THE LEGEND OF HUZA
NAZIR SABIR
Nazir Sabir Urdu: نذیر صابر is a Pakistani mountaineer. He was born in Ramanji a small hamlet in Chiporsun, upper Hunza known as Gojal. He is the only Pakistani to have climbed Mount Everest and four of the five 8000m peaks in Pakistan, including the world’s second highest mountain K2 also known as Chogori in 1981, Gasherbrum II 8035m and Broad Peak 8050m in 1982, Gasherbrum I (Hidden Peak) 8068m in 1992 and he became the first from Pakistan to have climbed Everest on May 17, 2000 [1] as a team member on the Mountain Madness Everest Expedition led by Christine Boskoff from USA that also included the Everest famed Peter Habeler of Austria and eight Canadians.
Climbing carrier
Nazir started off his climbing career with a Japanese expedition to the 7284m Passu Peak in Hunza in 1974. In 1975 he was part of a German Expedition as a trainee that attempted Nanga Parbat (8125m) and only went to 6700m up the S W Ridge. On July 17, 1976 he made the first ascent of 6660m virgin Paiyu followed by Col. Manzoor Hussain and Major Bashir with the first Pakistani expedition organized by the Alpine Club of Pakistan.

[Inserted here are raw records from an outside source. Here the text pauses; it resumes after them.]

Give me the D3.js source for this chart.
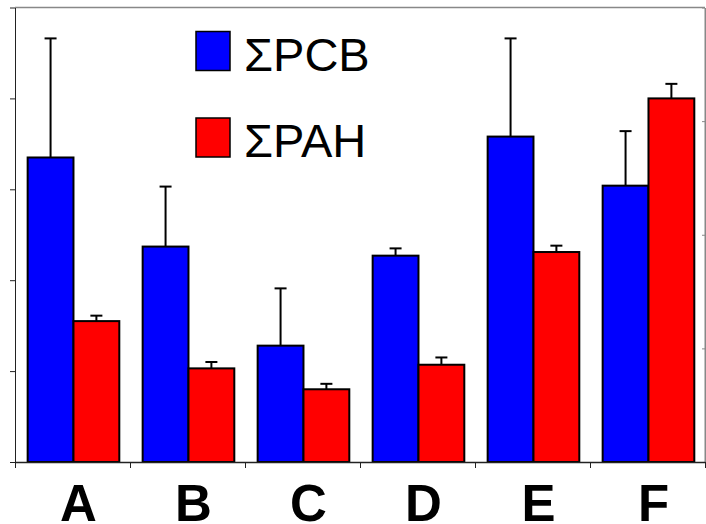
<!DOCTYPE html>
<html>
<head>
<meta charset="utf-8">
<script src="https://cdn.jsdelivr.net/npm/d3@7"></script>
<style>
  html, body { margin: 0; padding: 0; background: #fff; }
  svg { display: block; }
</style>
</head>
<body>
<svg id="chart" width="706" height="524"></svg>
<script>
const categories = ["A", "B", "C", "D", "E", "F"];
const seriesNames = ["ΣPCB", "ΣPAH"];
const pcbValues = [3.35, 2.37, 1.28, 2.27, 3.58, 3.04];
const pcbErrors = [1.31, 0.66, 0.63, 0.08, 1.08, 0.60];
const pahValues = [1.55, 1.03, 0.80, 1.07, 2.31, 4.00];
const pahErrors = [0.06, 0.07, 0.06, 0.08, 0.07, 0.16];
const leftTicks = [0, 1, 2, 3, 4, 5];
const rightTicks = [0, 1, 2, 3, 4];
const colors = ["#0000FF", "#FF0000"];

const svg = d3.select("#chart");
const plotLeft = 15, plotRight = 705, plotTop = 7.5, plotBottom = 462;

const y = d3.scaleLinear().domain([0, 5]).range([plotBottom, plotTop]);
const yRight = d3.scaleLinear().domain([0, 4]).range([plotBottom, plotTop]);
const x = d3.scaleBand().domain(categories).range([plotLeft, plotRight]).padding(0);
const xb = d3.scaleLinear().domain([0, categories.length]).range([plotLeft, plotRight]);
const g = x.bandwidth();
const x1 = d3.scaleBand().domain(seriesNames).range([g * 0.11, g * 0.907]).padding(0);

// frame: top border (gray)
svg.append("line").attr("x1", plotLeft).attr("x2", plotRight).attr("y1", plotTop).attr("y2", plotTop)
  .attr("stroke", "#888").attr("stroke-width", 1.5);

// right axis (gray) with inward ticks
const rAxis = svg.append("g").attr("transform", `translate(${plotRight},0)`)
  .call(d3.axisRight(yRight).tickValues(rightTicks).tickSize(-3).tickFormat("").tickSizeOuter(0));
rAxis.select(".domain").attr("stroke", "#888").attr("stroke-width", 2);
rAxis.selectAll(".tick line").attr("stroke", "#888");

const series = [
  { name: seriesNames[0], values: pcbValues, errors: pcbErrors, color: colors[0] },
  { name: seriesNames[1], values: pahValues, errors: pahErrors, color: colors[1] }
];

const groups = svg.append("g").selectAll("g")
  .data(categories)
  .join("g")
  .attr("transform", d => `translate(${x(d)},0)`);

// error bars
groups.each(function(cat, i) {
  const grp = d3.select(this);
  series.forEach(s => {
    const cx = x1(s.name) + x1.bandwidth() / 2;
    const v = s.values[i], e = s.errors[i];
    grp.append("line").attr("x1", cx).attr("x2", cx)
      .attr("y1", y(v)).attr("y2", y(v + e))
      .attr("stroke", "#000").attr("stroke-width", 2);
    grp.append("line").attr("x1", cx - 6).attr("x2", cx + 6)
      .attr("y1", y(v + e)).attr("y2", y(v + e))
      .attr("stroke", "#000").attr("stroke-width", 2);
  });
});

// bars
groups.each(function(cat, i) {
  const grp = d3.select(this);
  series.forEach(s => {
    grp.append("rect")
      .attr("x", x1(s.name))
      .attr("width", x1.bandwidth())
      .attr("y", y(s.values[i]))
      .attr("height", y(0) - y(s.values[i]))
      .attr("fill", s.color)
      .attr("stroke", "#000")
      .attr("stroke-width", 2);
  });
});

// left axis
const lAxis = svg.append("g").attr("transform", `translate(${plotLeft},0)`)
  .call(d3.axisLeft(y).tickValues(leftTicks).tickSize(5).tickFormat("").tickSizeOuter(0));
lAxis.select(".domain").attr("stroke", "#222").attr("stroke-width", 1);
lAxis.selectAll(".tick line").attr("stroke", "#222");

// bottom axis with ticks at group boundaries
const bAxis = svg.append("g").attr("transform", `translate(0,${plotBottom})`)
  .call(d3.axisBottom(xb).ticks(categories.length).tickSize(6).tickFormat("").tickSizeOuter(0));
bAxis.select(".domain").attr("stroke", "#222").attr("stroke-width", 1.5);
bAxis.selectAll(".tick line").attr("stroke", "#222");

// category labels
svg.append("g").selectAll("text")
  .data(categories)
  .join("text")
  .attr("x", d => x(d) + g / 2 + 6)
  .attr("y", 521)
  .attr("text-anchor", "middle")
  .attr("font-family", "Liberation Sans, Arial, sans-serif")
  .attr("font-weight", "bold")
  .attr("font-size", 51)
  .attr("fill", "#000")
  .text(d => d);

// legend
const legend = svg.append("g");
const legendY = [31.5, 118];
series.forEach((s, i) => {
  legend.append("rect")
    .attr("x", 196).attr("y", legendY[i])
    .attr("width", 34).attr("height", 39)
    .attr("fill", s.color).attr("stroke", "#000").attr("stroke-width", 1.5);
  legend.append("text")
    .attr("x", 244).attr("y", legendY[i] + 39)
    .attr("font-family", "Liberation Sans, Arial, sans-serif")
    .attr("font-size", 47)
    .attr("fill", "#000")
    .text(s.name);
});
</script>
</body>
</html>
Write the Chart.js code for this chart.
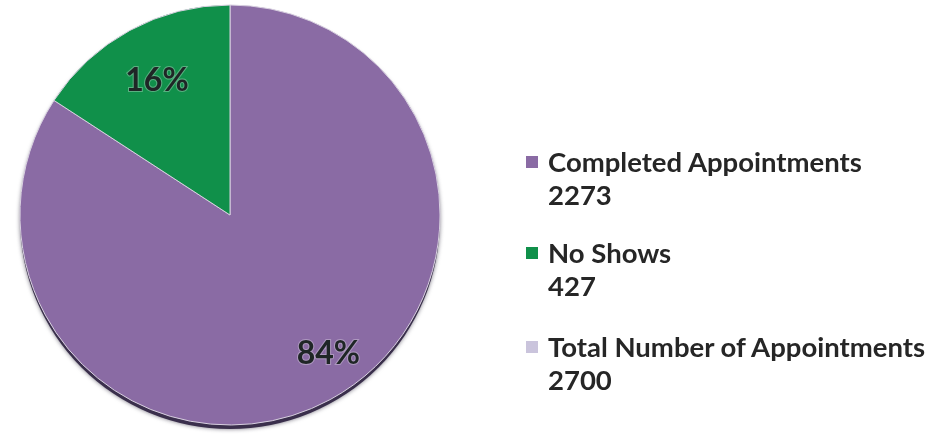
<!DOCTYPE html>
<html>
<head>
<meta charset="utf-8">
<script src="https://cdn.jsdelivr.net/npm/chart.js@4.4.0/dist/chart.umd.min.js"></script>
<style>
  html, body { margin: 0; padding: 0; background: #fff; }
  #wrap { position: relative; width: 936px; height: 440px; }
  #legend { position: absolute; left: 526px; top: 0; font-family: Lato, "Open Sans", sans-serif; font-weight: 700; font-size: 27.5px; color: #262626; }
  .item { position: absolute; left: 0; white-space: nowrap; line-height: 33px; }
  .box { position: absolute; left: 0; top: 11px; width: 12px; height: 12px; }
  .txt { position: absolute; left: 22px; top: 0; }
</style>
</head>
<body>
<div id="wrap">
  <canvas id="pie" width="936" height="440"></canvas>
  <div id="legend"></div>
</div>
<script>
// Data
const categories = ['Completed Appointments', 'No Shows'];
const counts = [2273, 427];
const totalLabel = 'Total Number of Appointments';
const totalCount = 2700;

const sliceColors = ['#8a6ba4', '#10904a'];
const totalColor = '#cac4dc';

// percent labels inside the slices
const pctLabels = {
  id: 'pctLabels',
  beforeDatasetsDraw(chart) {
    // soft 3d edge under the pie
    const arc = chart.getDatasetMeta(0).data[0];
    if (!arc) return;
    const ctx = chart.ctx;
    ctx.save();
    ctx.beginPath();
    ctx.arc(arc.x, arc.y + 4, arc.outerRadius, 0, Math.PI * 2);
    ctx.fillStyle = '#3a2f4c';
    ctx.shadowColor = 'rgba(30,25,45,0.6)';
    ctx.shadowBlur = 4;
    ctx.fill();
    ctx.restore();
  },
  afterDatasetsDraw(chart) {
    const ctx = chart.ctx;
    const meta = chart.getDatasetMeta(0);
    const vals = chart.data.datasets[0].data;
    const sum = vals.reduce((a, b) => a + b, 0);
    const factor = [0.81, 0.73];
    ctx.save();
    ctx.font = 'bold 32px Lato, "Open Sans", sans-serif';
    ctx.textAlign = 'center';
    ctx.textBaseline = 'middle';
    meta.data.forEach((el, i) => {
      const p = el.getProps(['x', 'y', 'startAngle', 'endAngle', 'outerRadius'], true);
      const mid = (p.startAngle + p.endAngle) / 2 - (i === 0 ? 0.12 : 0);
      const r = p.outerRadius * factor[i];
      const x = p.x + Math.cos(mid) * r;
      const y = p.y + Math.sin(mid) * r;
      const txt = Math.round(vals[i] / sum * 100) + '%';
      ctx.lineWidth = 2;
      ctx.strokeStyle = 'rgba(255,255,255,0.3)';
      ctx.strokeText(txt, x, y);
      ctx.fillStyle = '#1f2626';
      ctx.fillText(txt, x, y);
    });
    ctx.restore();
  }
};

const chart = new Chart(document.getElementById('pie'), {
  type: 'pie',
  data: {
    labels: categories,
    datasets: [{
      data: counts,
      backgroundColor: sliceColors,
      borderColor: '#d8d0e0',
      borderWidth: 1,
      hoverOffset: 0
    }]
  },
  options: {
    responsive: false,
    animation: false,
    radius: 210,
    layout: { padding: { left: 20, top: 5, right: 496, bottom: 15 } },
    plugins: {
      legend: { display: false },
      tooltip: { enabled: false }
    }
  },
  plugins: [pctLabels]
});

// legend built from the same arrays
const legendItems = categories.map((c, i) => ({ name: c, value: counts[i], color: sliceColors[i] }));
legendItems.push({ name: totalLabel, value: totalCount, color: totalColor });
const itemTops = [145, 236, 330];
const legendEl = document.getElementById('legend');
legendItems.forEach((it, i) => {
  const d = document.createElement('div');
  d.className = 'item';
  d.style.top = itemTops[i] + 'px';
  d.innerHTML = '<span class="box" style="background:' + it.color + '"></span>' +
    '<span class="txt">' + it.name + '<br>' + it.value + '</span>';
  legendEl.appendChild(d);
});
</script>
</body>
</html>
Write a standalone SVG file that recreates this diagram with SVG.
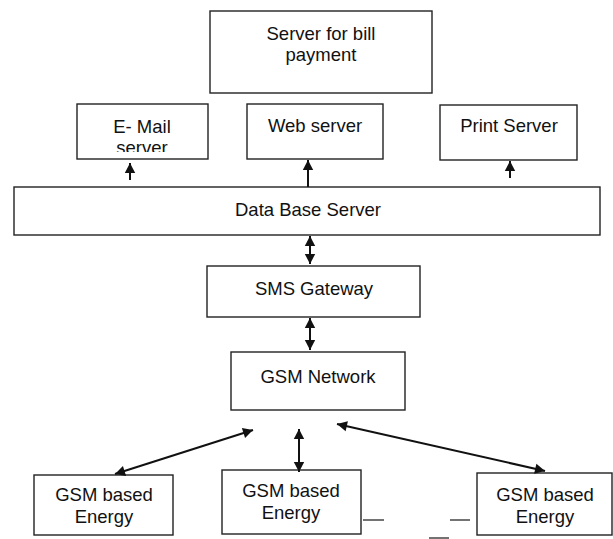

In 1977 Nazir Sabir joined the largest Japan/Pakistan joint expedition to K2, attempting the traditional South East Abruzzi Ridge. It was a huge expedition, using bottled Oxygen; this team had an army of 1500 porters and 52 members. However Nazir Sabir’s first assault team including four Japanese had to turn back due to snow storms from 8280m. Another attempt with the same team had to be abandoned again from 8150m when they had to come down searching for two missing colleagues who were found alive below C4 the next day. However they put seven members of the team on the summit making the second ascent of K2. Till then only two mountaineers of the 1954 successful Italian expedition had stepped on the K2 Summit.
Nazir Sabir was invited to climb K2 in 1981 by his friends by the Waseda University Expedition attempting the West and South West ridges rather than the usual Abruzzi ridge. The Duke of Abruzzi had, in 1909, surveyed K2 from all its sides. He felt that K2 could only be assailed from the South East Ridge, which was to be named Abruzzi Ridge.
In 1978 the famous British climber Sir Chris Bonington made his first attempt on this new route up the West Ridge. Nick Estcourt, a member of this team, was swept to his death by a slab avalanche on the way to Camp 2 while Doug Scott barely survived the avalanche.It involves a difficult grade on a mixed ground of snow and rock at higher elevations. Doug Scott who was a member of the 1978 expedition led another team strong teams of five top British climbers but the gave up at 7300 due to bad weather.
Nazir, followed by Eiho Otani, reached the summit of K2 on 7 August 1981. Nazir and his team from the Waseda University created history by successfully climbing K2's West/South West Ridge for the first time. A documentary film of the climb, "50 Day Struggle" shown all over Japan, made Nazir Sabir a household name there.
In 1982, Nazir Sabir along with Sher Khan and the famous Italian mountaineer Reinhold Messner climbed Gasherbrum II 8035m and Broad Peak 8047m. Both Gasherbrum II and Broad Peak were done in Alpine style in a period of just one week, the fastest ascent of two 8000m peaks at the time!
Everest Expeditions
Nazir Sabir first attempted Everest leading the first Pakistan Everest Expedition of ten plus a film team in 1997. Nazir had to abandon first summit attempt with his five colleagues due to strong blizzards blowing across the summit ridge from 8630m and again had to return from around 8500m on their two other summit attempts due to strong winds.
Nazir went back to Everest from Nepal side and on 17 May 2000, climbing in the company of his Nepalese Sherpa colleagues and a Canadian on a full moon night to avoid high winds he stepped on the highest summit at 0730 hours becoming the first from Pakistan to get to the roof of the world. After hoisting Pakistan flag atop Everest he paid tributes to his many dead friends on the higher ground of Everest including Scott Fischer, Rob Hall, Ube Akira, Kobayashi, Yasuo Kato, Futagami and many more who gave their lives in love of these eternal higher heavens. While waiting for Ben Webster of Canada and two other Sherpas he went on enjoying the most splendid moments of his life with his two Sherpa colleagues taking video shots of Ben and others climbing the last part of the summit ridge and the magical surroundings against the backdrop of the much blessed early morning sun approaching from behind 8462m Makalu, 5th highest mountain in the world.
He spoke to the base camp and sent the message of humbleness and happiness back home and to his closest friends who were watching his progress and counting steps up the last part of the mountain as he climbed through the clear night winds. He received hundreds of messages from across the country and the globe including that of Benazir Bhutto who was second to send in her congratulations from London where she lived at the time.